### DATASET EXTRACT
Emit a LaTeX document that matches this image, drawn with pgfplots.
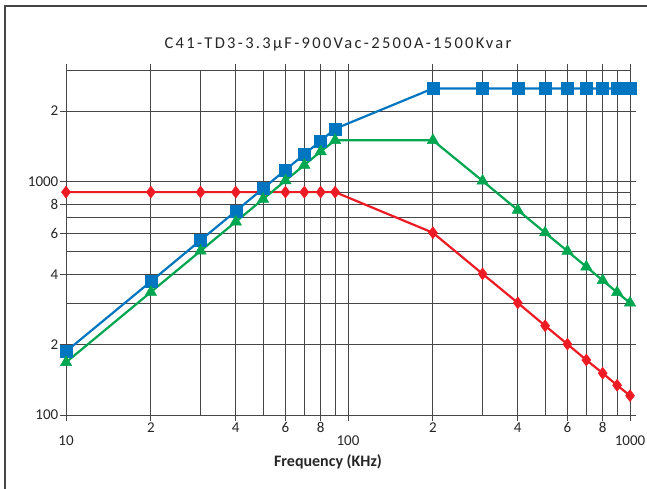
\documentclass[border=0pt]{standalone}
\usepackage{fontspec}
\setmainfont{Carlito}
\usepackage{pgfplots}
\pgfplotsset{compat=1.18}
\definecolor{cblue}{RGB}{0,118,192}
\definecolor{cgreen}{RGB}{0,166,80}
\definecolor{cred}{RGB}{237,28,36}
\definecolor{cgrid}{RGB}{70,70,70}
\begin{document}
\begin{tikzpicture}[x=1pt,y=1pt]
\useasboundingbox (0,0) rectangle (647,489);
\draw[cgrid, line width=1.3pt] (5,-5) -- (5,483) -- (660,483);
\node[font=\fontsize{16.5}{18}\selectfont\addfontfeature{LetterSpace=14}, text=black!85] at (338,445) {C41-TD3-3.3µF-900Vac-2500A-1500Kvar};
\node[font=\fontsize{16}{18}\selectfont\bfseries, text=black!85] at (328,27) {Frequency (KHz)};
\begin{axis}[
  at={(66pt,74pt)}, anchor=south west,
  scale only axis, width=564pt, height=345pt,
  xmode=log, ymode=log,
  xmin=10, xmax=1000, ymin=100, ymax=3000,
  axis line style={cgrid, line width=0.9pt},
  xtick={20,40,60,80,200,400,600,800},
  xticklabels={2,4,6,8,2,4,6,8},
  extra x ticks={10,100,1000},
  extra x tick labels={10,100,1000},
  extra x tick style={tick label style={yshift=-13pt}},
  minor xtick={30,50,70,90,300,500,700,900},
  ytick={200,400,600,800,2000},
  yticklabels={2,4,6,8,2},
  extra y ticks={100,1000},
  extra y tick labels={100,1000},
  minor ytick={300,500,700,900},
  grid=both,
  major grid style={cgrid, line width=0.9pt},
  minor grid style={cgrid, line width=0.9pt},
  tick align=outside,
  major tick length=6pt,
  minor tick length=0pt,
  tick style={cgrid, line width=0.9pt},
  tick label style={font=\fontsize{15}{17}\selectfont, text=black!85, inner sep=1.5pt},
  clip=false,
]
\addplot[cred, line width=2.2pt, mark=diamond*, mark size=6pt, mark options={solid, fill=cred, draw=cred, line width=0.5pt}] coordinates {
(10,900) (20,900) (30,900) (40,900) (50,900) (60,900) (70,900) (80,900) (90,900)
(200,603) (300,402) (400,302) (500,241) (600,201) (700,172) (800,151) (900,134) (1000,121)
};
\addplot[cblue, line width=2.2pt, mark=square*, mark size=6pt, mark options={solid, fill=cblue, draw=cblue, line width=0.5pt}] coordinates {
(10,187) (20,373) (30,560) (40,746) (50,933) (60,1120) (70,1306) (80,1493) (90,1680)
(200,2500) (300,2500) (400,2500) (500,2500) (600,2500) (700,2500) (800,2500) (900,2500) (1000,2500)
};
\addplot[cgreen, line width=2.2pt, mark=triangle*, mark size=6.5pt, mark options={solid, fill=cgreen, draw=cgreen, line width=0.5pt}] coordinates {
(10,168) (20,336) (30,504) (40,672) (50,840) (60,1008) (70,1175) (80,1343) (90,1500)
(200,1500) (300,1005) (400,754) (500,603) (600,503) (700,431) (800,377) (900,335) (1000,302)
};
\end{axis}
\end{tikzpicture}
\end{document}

### REQUIREMENT
Reproduce the data verbatim. Do not carry any picture into the copy.

### RESPONSE TO THIS EXERCISE
Emit a LaTeX document that matches this image, drawn with pgfplots.
\documentclass[border=0pt]{standalone}
\usepackage{fontspec}
\setmainfont{Carlito}
\usepackage{pgfplots}
\pgfplotsset{compat=1.18}
\definecolor{cblue}{RGB}{0,118,192}
\definecolor{cgreen}{RGB}{0,166,80}
\definecolor{cred}{RGB}{237,28,36}
\definecolor{cgrid}{RGB}{70,70,70}
\begin{document}
\begin{tikzpicture}[x=1pt,y=1pt]
\useasboundingbox (0,0) rectangle (647,489);
\draw[cgrid, line width=1.3pt] (5,-5) -- (5,483) -- (660,483);
\node[font=\fontsize{16.5}{18}\selectfont\addfontfeature{LetterSpace=14}, text=black!85] at (338,445) {C41-TD3-3.3µF-900Vac-2500A-1500Kvar};
\node[font=\fontsize{16}{18}\selectfont\bfseries, text=black!85] at (328,27) {Frequency (KHz)};
\begin{axis}[
  at={(66pt,74pt)}, anchor=south west,
  scale only axis, width=564pt, height=345pt,
  xmode=log, ymode=log,
  xmin=10, xmax=1000, ymin=100, ymax=3000,
  axis line style={cgrid, line width=0.9pt},
  xtick={20,40,60,80,200,400,600,800},
  xticklabels={2,4,6,8,2,4,6,8},
  extra x ticks={10,100,1000},
  extra x tick labels={10,100,1000},
  extra x tick style={tick label style={yshift=-13pt}},
  minor xtick={30,50,70,90,300,500,700,900},
  ytick={200,400,600,800,2000},
  yticklabels={2,4,6,8,2},
  extra y ticks={100,1000},
  extra y tick labels={100,1000},
  minor ytick={300,500,700,900},
  grid=both,
  major grid style={cgrid, line width=0.9pt},
  minor grid style={cgrid, line width=0.9pt},
  tick align=outside,
  major tick length=6pt,
  minor tick length=0pt,
  tick style={cgrid, line width=0.9pt},
  tick label style={font=\fontsize{15}{17}\selectfont, text=black!85, inner sep=1.5pt},
  clip=false,
]
\addplot[cred, line width=2.2pt, mark=diamond*, mark size=6pt, mark options={solid, fill=cred, draw=cred, line width=0.5pt}] coordinates {
(10,900) (20,900) (30,900) (40,900) (50,900) (60,900) (70,900) (80,900) (90,900)
(200,603) (300,402) (400,302) (500,241) (600,201) (700,172) (800,151) (900,134) (1000,121)
};
\addplot[cblue, line width=2.2pt, mark=square*, mark size=6pt, mark options={solid, fill=cblue, draw=cblue, line width=0.5pt}] coordinates {
(10,187) (20,373) (30,560) (40,746) (50,933) (60,1120) (70,1306) (80,1493) (90,1680)
(200,2500) (300,2500) (400,2500) (500,2500) (600,2500) (700,2500) (800,2500) (900,2500) (1000,2500)
};
\addplot[cgreen, line width=2.2pt, mark=triangle*, mark size=6.5pt, mark options={solid, fill=cgreen, draw=cgreen, line width=0.5pt}] coordinates {
(10,168) (20,336) (30,504) (40,672) (50,840) (60,1008) (70,1175) (80,1343) (90,1500)
(200,1500) (300,1005) (400,754) (500,603) (600,503) (700,431) (800,377) (900,335) (1000,302)
};
\end{axis}
\end{tikzpicture}
\end{document}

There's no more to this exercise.